WHAT TO WORK ON.
Retype exactly what runs from the first line of the data to the line with "const toPts = (ys)", keeping both of those lines and skipping pictures.

RAW RECORDS.
● ● ● ● ●

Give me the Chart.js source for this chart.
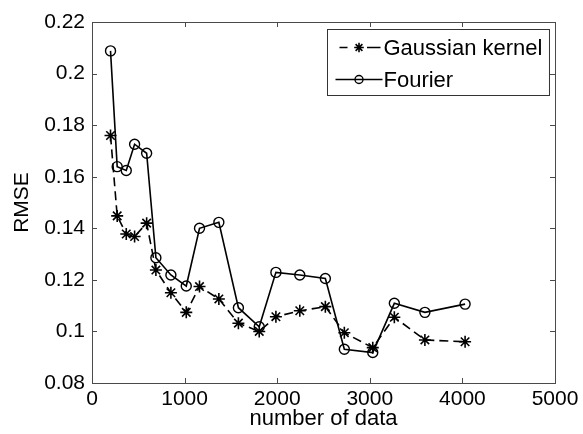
<!DOCTYPE html>
<html>
<head>
<meta charset="utf-8">
<script src="https://cdn.jsdelivr.net/npm/chart.js@4.4.1/dist/chart.umd.min.js"></script>
<style>
html,body{margin:0;padding:0;background:#fff;}
#wrap{width:583px;height:434px;position:relative;}
</style>
</head>
<body>
<div id="wrap"><canvas id="c" width="583" height="434"></canvas></div>
<script>
// ---- data ----
const numData = [200, 272, 370, 460, 590, 690, 852, 1018, 1161, 1370, 1581, 1806, 1986, 2244, 2520, 2725, 3032, 3265, 3595, 4029];
const gaussianRMSE = [0.176, 0.1448, 0.1378, 0.1368, 0.142, 0.1238, 0.115, 0.1074, 0.1174, 0.1126, 0.1032, 0.1000, 0.1057, 0.108, 0.1096, 0.0995, 0.0937, 0.1055, 0.0967, 0.096];
const fourierRMSE = [0.2088, 0.1639, 0.1624, 0.1726, 0.1691, 0.1286, 0.1219, 0.1176, 0.140, 0.1423, 0.1092, 0.1018, 0.1229, 0.1219, 0.1205, 0.0931, 0.0918, 0.1109, 0.1074, 0.1106];
const seriesNames = ['Gaussian kernel', 'Fourier'];
const xTicks = [0, 1000, 2000, 3000, 4000, 5000];
const yTicks = [0.08, 0.10, 0.12, 0.14, 0.16, 0.18, 0.20, 0.22];
const xTitle = 'number of data';
const yTitle = 'RMSE';

const FONT = '"Liberation Sans", Arial, sans-serif';
const FS = 21;
const axisColor = '#4a4a4a';

const toPts = (ys) => ys.map((y, i) => ({x: numData[i], y: y}));

const boxAndLegend = {
  id: 'boxAndLegend',
  afterDraw(chart) {
    const ctx = chart.ctx;
    const a = chart.chartArea;
    const xs = chart.scales.x, ys = chart.scales.y;
    ctx.save();
    // axes box
    ctx.strokeStyle = axisColor;
    ctx.lineWidth = 1;
    ctx.strokeRect(Math.round(a.left) + 0.5, Math.round(a.top) + 0.5,
                   Math.round(a.right - a.left), Math.round(a.bottom - a.top));
    // inward ticks on all four sides
    const tl = 5;
    ctx.beginPath();
    xs.ticks.forEach(t => {
      const px = Math.round(xs.getPixelForValue(t.value)) + 0.5;
      ctx.moveTo(px, a.bottom); ctx.lineTo(px, a.bottom - tl);
      ctx.moveTo(px, a.top); ctx.lineTo(px, a.top + tl);
    });
    ys.ticks.forEach(t => {
      const py = Math.round(ys.getPixelForValue(t.value)) + 0.5;
      ctx.moveTo(a.left, py); ctx.lineTo(a.left + tl, py);
      ctx.moveTo(a.right, py); ctx.lineTo(a.right - tl, py);
    });
    ctx.stroke();

    // legend inside upper right
    ctx.font = (FS + 1) + 'px ' + FONT;
    const ds = chart.data.datasets;
    let tw = 0;
    ds.forEach(d => { tw = Math.max(tw, ctx.measureText(d.label).width); });
    const sampleW = 47, lead = 8, rowH = 32;
    const bw = lead + sampleW + tw + 8;
    const bh = rowH * ds.length + 2;
    const bx = Math.round(a.right - 6 - bw) + 0.5;
    const by = Math.round(a.top + 7) + 0.5;
    ctx.fillStyle = '#fff';
    ctx.fillRect(bx, by, bw, bh);
    ctx.strokeStyle = '#333';
    ctx.lineWidth = 1;
    ctx.strokeRect(bx, by, bw, bh);
    ds.forEach((d, i) => {
      const cy = by + 18 + i * rowH;
      const x0 = bx + lead, x1 = x0 + sampleW, cx = (x0 + x1) / 2;
      ctx.strokeStyle = d.borderColor;
      ctx.lineWidth = d.borderWidth;
      ctx.beginPath();
      if (d.borderDash && d.borderDash.length) {
        ctx.moveTo(x0 + 4, cy); ctx.lineTo(x0 + 12, cy);
        ctx.moveTo(cx + 8, cy); ctx.lineTo(x1 - 2, cy);
      } else {
        ctx.moveTo(x0, cy); ctx.lineTo(x1, cy);
      }
      ctx.stroke();
      ctx.fillStyle = d.pointBackgroundColor;
      ctx.strokeStyle = d.pointBorderColor;
      ctx.lineWidth = d.pointBorderWidth;
      Chart.helpers.drawPoint(ctx, {
        pointStyle: d.pointStyle, radius: d.pointRadius * 0.8, borderWidth: d.pointBorderWidth
      }, cx, cy);
      ctx.fillStyle = '#000';
      ctx.textBaseline = 'middle';
      ctx.textAlign = 'left';
      ctx.fillText(d.label, x1 + 1, cy + 1);
    });
    ctx.restore();
  }
};

new Chart(document.getElementById('c'), {
  type: 'line',
  data: {
    datasets: [
      {
        label: seriesNames[0],
        data: toPts(gaussianRMSE),
        borderColor: '#000',
        backgroundColor: '#000',
        borderWidth: 1.6,
        borderDash: [9, 5],
        pointStyle: 'star',
        pointRadius: 6,
        pointBorderWidth: 1.6,
        pointBorderColor: '#000',
        pointBackgroundColor: '#000',
        tension: 0,
        fill: false
      },
      {
        label: seriesNames[1],
        data: toPts(fourierRMSE),
        borderColor: '#000',
        backgroundColor: 'rgba(0,0,0,0)',
        borderWidth: 1.6,
        pointStyle: 'circle',
        pointRadius: 5,
        pointBorderWidth: 1.4,
        pointBorderColor: '#000',
        pointBackgroundColor: 'rgba(0,0,0,0)',
        tension: 0,
        fill: false
      }
    ]
  },
  options: {
    responsive: false,
    animation: false,
    events: [],
    layout: { padding: { top: 22, right: 28, left: 0, bottom: 0 } },
    plugins: { legend: { display: false }, tooltip: { enabled: false } },
    scales: {
      x: {
        type: 'linear',
        min: xTicks[0], max: xTicks[xTicks.length - 1],
        afterBuildTicks: (s) => { s.ticks = xTicks.map(v => ({value: v})); },
        afterFit: (s) => { s.height = 51; },
        grid: { display: false, drawTicks: false },
        border: { display: false },
        ticks: { color: '#000', padding: 4, maxRotation: 0, autoSkip: false,
                 font: { family: FONT, size: FS }, callback: (v) => String(v) },
        title: { display: true, text: xTitle, color: '#000',
                 font: { family: FONT, size: FS + 1 }, padding: { top: 0, bottom: 2 } }
      },
      y: {
        type: 'linear',
        min: yTicks[0], max: yTicks[yTicks.length - 1],
        afterBuildTicks: (s) => { s.ticks = yTicks.map(v => ({value: v})); },
        afterFit: (s) => { s.width = 92; },
        grid: { display: false, drawTicks: false },
        border: { display: false },
        ticks: { color: '#000', padding: 7, autoSkip: false,
                 font: { family: FONT, size: FS },
                 callback: (v) => String(Number(v.toFixed(2))) },
        title: { display: true, text: yTitle, color: '#000',
                 font: { family: FONT, size: FS }, padding: { top: 10, bottom: 0 } }
      }
    }
  },
  plugins: [boxAndLegend]
});
</script>
</body>
</html>
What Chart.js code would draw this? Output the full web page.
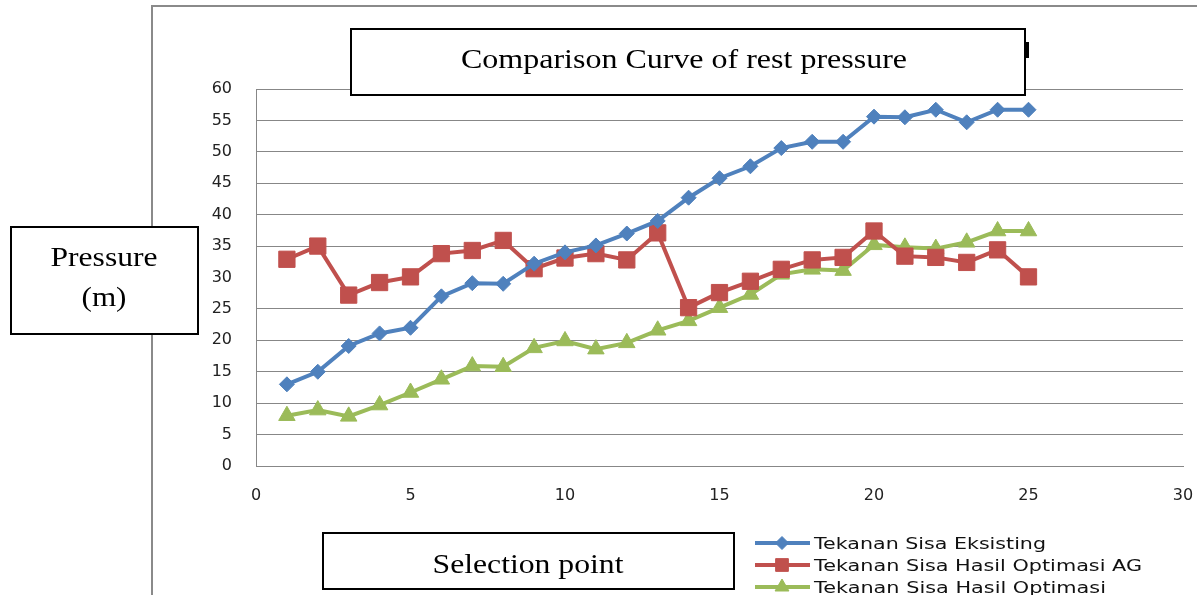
<!DOCTYPE html>
<html>
<head>
<meta charset="utf-8">
<script src="https://cdn.jsdelivr.net/npm/chart.js@4/dist/chart.umd.min.js"></script>
<style>
html,body{margin:0;padding:0;background:#fff;}
#wrap{position:relative;width:1197px;height:595px;}
</style>
</head>
<body>
<div id="wrap"><canvas id="c" width="1197" height="595"></canvas></div>
<script>
// ---- data ----
const selectionPoints = [1,2,3,4,5,6,7,8,9,10,11,12,13,14,15,16,17,18,19,20,21,22,23,24,25];
const tekananEksisting = [13.0,15.0,19.1,21.1,22.0,27.0,29.1,29.0,32.2,34.0,35.1,37.0,39.0,42.7,45.8,47.7,50.6,51.6,51.6,55.6,55.5,56.7,54.7,56.7,56.7];
const tekananOptimasiAG = [32.9,35.0,27.2,29.2,30.1,33.8,34.3,35.9,31.4,33.1,33.8,32.8,37.1,25.2,27.6,29.4,31.3,32.8,33.2,37.4,33.4,33.2,32.4,34.4,30.1];
const tekananOptimasi = [8.0,8.9,7.9,9.7,11.7,13.8,15.9,15.8,18.8,19.9,18.6,19.6,21.6,23.1,25.2,27.3,30.5,31.3,31.1,35.2,34.8,34.6,35.6,37.4,37.4];
const seriesLabels = ['Tekanan Sisa Eksisting','Tekanan Sisa Hasil Optimasi AG','Tekanan Sisa Hasil Optimasi'];
const xTickValues = [0,5,10,15,20,25,30];
const yTickValues = [0,5,10,15,20,25,30,35,40,45,50,55,60];
const chartTitle = 'Comparison Curve of rest pressure';
const yTitleLines = ['Pressure','(m)'];
const xTitle = 'Selection point';

const BLUE = '#4F81BD', RED = '#C0504D', GREEN = '#9BBB59', GRID = '#878787';

function toXY(vals){ return vals.map((v,i)=>({x:selectionPoints[i], y:v})); }

function stretchText(ctx, text, cx, baseline, font, targetW){
  ctx.save();
  ctx.font = font;
  const w = ctx.measureText(text).width;
  const s = targetW / w;
  ctx.translate(cx, baseline);
  ctx.scale(s, 1);
  ctx.textAlign = 'center';
  ctx.textBaseline = 'alphabetic';
  ctx.fillText(text, 0, 0);
  ctx.restore();
}
function stretchTextLeft(ctx, text, x, baseline, font, targetW){
  ctx.save();
  ctx.font = font;
  const w = ctx.measureText(text).width;
  const s = targetW / w;
  ctx.translate(x, baseline);
  ctx.scale(s, 1);
  ctx.textAlign = 'left';
  ctx.textBaseline = 'alphabetic';
  ctx.fillText(text, 0, 0);
  ctx.restore();
}
function box(ctx, x1, y1, x2, y2){
  ctx.save();
  ctx.fillStyle = '#fff';
  ctx.fillRect(x1, y1, x2-x1, y2-y1);
  ctx.strokeStyle = '#000';
  ctx.lineWidth = 2;
  ctx.strokeRect(x1, y1, x2-x1, y2-y1);
  ctx.restore();
}

const framePlugin = {
  id: 'frame',
  beforeDraw(chart){
    const ctx = chart.ctx;
    ctx.save();
    ctx.fillStyle = '#fff';
    ctx.fillRect(0,0,chart.width,chart.height);
    ctx.strokeStyle = '#8a8a8a';
    ctx.lineWidth = 2;
    ctx.beginPath();
    ctx.moveTo(152, 595);
    ctx.lineTo(152, 6);
    ctx.lineTo(1197, 6);
    ctx.stroke();
    ctx.restore();
  }
};

const overlayPlugin = {
  id: 'overlay',
  afterDraw(chart){
    const ctx = chart.ctx;
    // title box
    box(ctx, 351, 29, 1025, 95);
    ctx.fillStyle = '#000';
    ctx.fillRect(1025, 42, 4, 16);
    ctx.fillStyle = '#000';
    stretchText(ctx, chartTitle, 684, 68, '28px "Liberation Serif"', 446);
    // y title box
    box(ctx, 11, 227, 198, 334);
    ctx.fillStyle = '#000';
    stretchText(ctx, yTitleLines[0], 104, 266, '28px "Liberation Serif"', 107);
    stretchText(ctx, yTitleLines[1], 104, 306, '28px "Liberation Serif"', 45);
    // x title box
    box(ctx, 323, 533, 734, 589);
    ctx.fillStyle = '#000';
    stretchText(ctx, xTitle, 528, 573, '28px "Liberation Serif"', 191);
    // legend
    const rows = [543, 565, 587];
    const widths = [232, 328, 292];
    const radii = [6.5, 9, 8];
    chart.data.datasets.forEach((ds, i) => {
      const y = rows[i];
      ctx.save();
      ctx.strokeStyle = ds.borderColor;
      ctx.lineWidth = 4;
      ctx.beginPath();
      ctx.moveTo(755, y);
      ctx.lineTo(810, y);
      ctx.stroke();
      ctx.fillStyle = ds.backgroundColor;
      ctx.strokeStyle = ds.borderColor;
      ctx.lineWidth = 1;
      Chart.helpers.drawPoint(ctx, {pointStyle: ds.pointStyle, rotation: 0, borderWidth: 1, radius: radii[i]}, 782, y);
      ctx.restore();
      ctx.fillStyle = '#111';
      stretchTextLeft(ctx, ds.label, 814, y + 5.5, '15px "DejaVu Sans"', widths[i]);
    });
  }
};

new Chart(document.getElementById('c'), {
  type: 'line',
  data: {
    datasets: [
      {label: seriesLabels[0], data: toXY(tekananEksisting), borderColor: BLUE, backgroundColor: BLUE,
       borderWidth: 4, pointStyle: 'rectRot', pointRadius: 7.5, pointBorderWidth: 1, tension: 0},
      {label: seriesLabels[1], data: toXY(tekananOptimasiAG), borderColor: RED, backgroundColor: RED,
       borderWidth: 4, pointStyle: 'rect', pointRadius: 11.5, pointBorderWidth: 1, tension: 0},
      {label: seriesLabels[2], data: toXY(tekananOptimasi), borderColor: GREEN, backgroundColor: GREEN,
       borderWidth: 4, pointStyle: 'triangle', pointRadius: 9.5, pointBorderWidth: 1, tension: 0}
    ]
  },
  options: {
    responsive: false,
    animation: false,
    devicePixelRatio: 1,
    clip: false,
    layout: {padding: {left: 0, top: 89, right: 0, bottom: 89}},
    plugins: {legend: {display: false}, title: {display: false}, tooltip: {enabled: false}},
    scales: {
      x: {
        type: 'linear', min: 0, max: 30,
        afterBuildTicks: s => { s.ticks = xTickValues.map(v => ({value: v})); },
        afterFit: s => { s.height = 40; s.paddingRight = 14; },
        grid: {display: false, drawTicks: false},
        border: {display: true, color: GRID, width: 1},
        ticks: {color: '#222', font: {family: 'DejaVu Sans', size: 16}, padding: 20, maxRotation: 0}
      },
      y: {
        type: 'linear', min: 0, max: 60,
        afterBuildTicks: s => { s.ticks = yTickValues.map(v => ({value: v})); },
        afterFit: s => { s.width = 256; },
        grid: {drawTicks: false, lineWidth: 1,
               color: c => (c.tick && c.tick.value === 30) ? 'rgba(0,0,0,0)' : GRID},
        border: {display: true, color: GRID, width: 1},
        ticks: {color: '#222', font: {family: 'DejaVu Sans', size: 16}, padding: 24}
      }
    }
  },
  plugins: [framePlugin, overlayPlugin]
});
</script>
</body>
</html>
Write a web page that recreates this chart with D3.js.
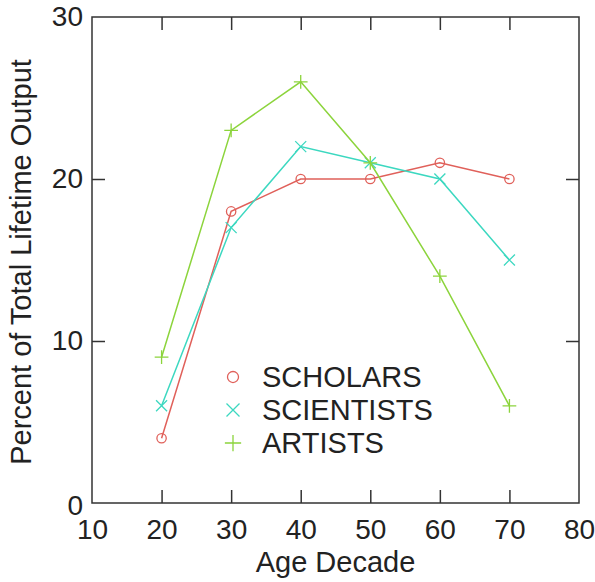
<!DOCTYPE html>
<html><head><meta charset="utf-8">
<script src="https://cdn.jsdelivr.net/npm/d3@7"></script>
<style>body{margin:0;background:#fff}text{font-family:"Liberation Sans",Arial,sans-serif;fill:#222}</style>
</head><body><svg id="c" width="595" height="582"></svg>
<script>
const ages = [20, 30, 40, 50, 60, 70];
const scholars = [4, 18, 20, 20, 21, 20];
const scientists = [6, 17, 22, 21, 20, 15];
const artists = [9, 23, 26, 21, 14, 6];
const xTicks = [10, 20, 30, 40, 50, 60, 70, 80];
const yTicks = [0, 10, 20, 30];
const seriesNames = ["SCHOLARS", "SCIENTISTS", "ARTISTS"];

const series = [
  {name: seriesNames[0], values: scholars, color: "#e0605a", marker: "circle"},
  {name: seriesNames[1], values: scientists, color: "#3cd8c0", marker: "x"},
  {name: seriesNames[2], values: artists, color: "#8cd43c", marker: "plus"}
];

const svg = d3.select("#c");
const L = 92, R = 579, T = 17, B = 503;
const x = d3.scaleLinear().domain([10, 80]).range([L, R]);
const y = d3.scaleLinear().domain([0, 30]).range([B, T]);
const FS = "28px";

// frame
svg.append("rect").attr("x", L).attr("y", T).attr("width", R - L).attr("height", B - T)
  .attr("fill", "none").attr("stroke", "#333").attr("stroke-width", 1.5);

const tl = 13;
const gx = svg.append("g").attr("transform", `translate(0,${B})`)
  .call(d3.axisBottom(x).tickValues(xTicks).tickSize(-tl).tickPadding(16));
const gxt = svg.append("g").attr("transform", `translate(0,${T})`)
  .call(d3.axisTop(x).tickValues(xTicks).tickSize(-tl).tickFormat(""));
const gy = svg.append("g").attr("transform", `translate(${L},0)`)
  .call(d3.axisLeft(y).tickValues(yTicks).tickSize(-tl).tickPadding(9));
const gyr = svg.append("g").attr("transform", `translate(${R},0)`)
  .call(d3.axisRight(y).tickValues(yTicks).tickSize(-tl).tickFormat(""));
[gx, gxt, gy, gyr].forEach(g => {
  g.select(".domain").remove();
  g.selectAll(".tick line").attr("stroke", "#333").attr("stroke-width", 1.5);
  g.selectAll("text").style("font-size", FS).attr("fill", "#222").style("font-family", '"Liberation Sans",Arial,sans-serif');
});
[gx, gxt].forEach(g => g.selectAll(".tick").filter(d => d === 10 || d === 80).select("line").remove());
[gy, gyr].forEach(g => g.selectAll(".tick").filter(d => d === 0 || d === 30).select("line").remove());
gy.selectAll(".tick").filter(d => d === 0).select("text").attr("dy", "0.4em");

// titles
svg.append("text").attr("x", (L + R) / 2).attr("y", 572).attr("text-anchor", "middle")
  .style("font-size", "29px").text("Age Decade");
svg.append("text").attr("transform", `translate(31,${(T + B) / 2 + 2}) rotate(-90)`)
  .attr("text-anchor", "middle").style("font-size", "29px").text("Percent of Total Lifetime Output");

function drawMarker(g, m, cx, cy, color, s) {
  if (m === "circle") {
    g.append("circle").attr("cx", cx).attr("cy", cy).attr("r", s * 0.85)
      .attr("fill", "none").attr("stroke", color).attr("stroke-width", 1.3);
  } else if (m === "x") {
    g.append("path").attr("d", `M${cx - s},${cy - s}L${cx + s},${cy + s}M${cx - s},${cy + s}L${cx + s},${cy - s}`)
      .attr("stroke", color).attr("stroke-width", 1.3);
  } else {
    const p = s * 1.25;
    g.append("path").attr("d", `M${cx - p},${cy}L${cx + p},${cy}M${cx},${cy - p}L${cx},${cy + p}`)
      .attr("stroke", color).attr("stroke-width", 1.3);
  }
}

const line = d3.line().x(d => x(d[0])).y(d => y(d[1]));
series.forEach(s => {
  const pts = ages.map((a, i) => [a, s.values[i]]);
  svg.append("path").attr("d", line(pts)).attr("fill", "none")
    .attr("stroke", s.color).attr("stroke-width", 1.5);
  const g = svg.append("g");
  pts.forEach(p => drawMarker(g, s.marker, x(p[0]), y(p[1]), s.color, 5.5));
});

// legend
const lg = svg.append("g");
series.forEach((s, i) => {
  const cy = 377 + i * 33;
  drawMarker(lg, s.marker, 233, cy, s.color, 6.5);
  lg.append("text").attr("x", 262).attr("y", cy).attr("dy", "0.36em")
    .style("font-size", "29px").text(s.name);
});
</script></body></html>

● ● ● ● ●

ANSWER IN FULL.
Give me the Chart.js source for this chart.
<!DOCTYPE html>
<html>
<head>
<meta charset="utf-8">
<script src="https://cdn.jsdelivr.net/npm/chart.js@4.4.1/dist/chart.umd.min.js"></script>
<style>
html,body{margin:0;padding:0;background:#fff;}
#wrap{width:583px;height:434px;position:relative;}
</style>
</head>
<body>
<div id="wrap"><canvas id="c" width="583" height="434"></canvas></div>
<script>
// ---- data ----
const numData = [200, 272, 370, 460, 590, 690, 852, 1018, 1161, 1370, 1581, 1806, 1986, 2244, 2520, 2725, 3032, 3265, 3595, 4029];
const gaussianRMSE = [0.176, 0.1448, 0.1378, 0.1368, 0.142, 0.1238, 0.115, 0.1074, 0.1174, 0.1126, 0.1032, 0.1000, 0.1057, 0.108, 0.1096, 0.0995, 0.0937, 0.1055, 0.0967, 0.096];
const fourierRMSE = [0.2088, 0.1639, 0.1624, 0.1726, 0.1691, 0.1286, 0.1219, 0.1176, 0.140, 0.1423, 0.1092, 0.1018, 0.1229, 0.1219, 0.1205, 0.0931, 0.0918, 0.1109, 0.1074, 0.1106];
const seriesNames = ['Gaussian kernel', 'Fourier'];
const xTicks = [0, 1000, 2000, 3000, 4000, 5000];
const yTicks = [0.08, 0.10, 0.12, 0.14, 0.16, 0.18, 0.20, 0.22];
const xTitle = 'number of data';
const yTitle = 'RMSE';

const FONT = '"Liberation Sans", Arial, sans-serif';
const FS = 21;
const axisColor = '#4a4a4a';

const toPts = (ys) => ys.map((y, i) => ({x: numData[i], y: y}));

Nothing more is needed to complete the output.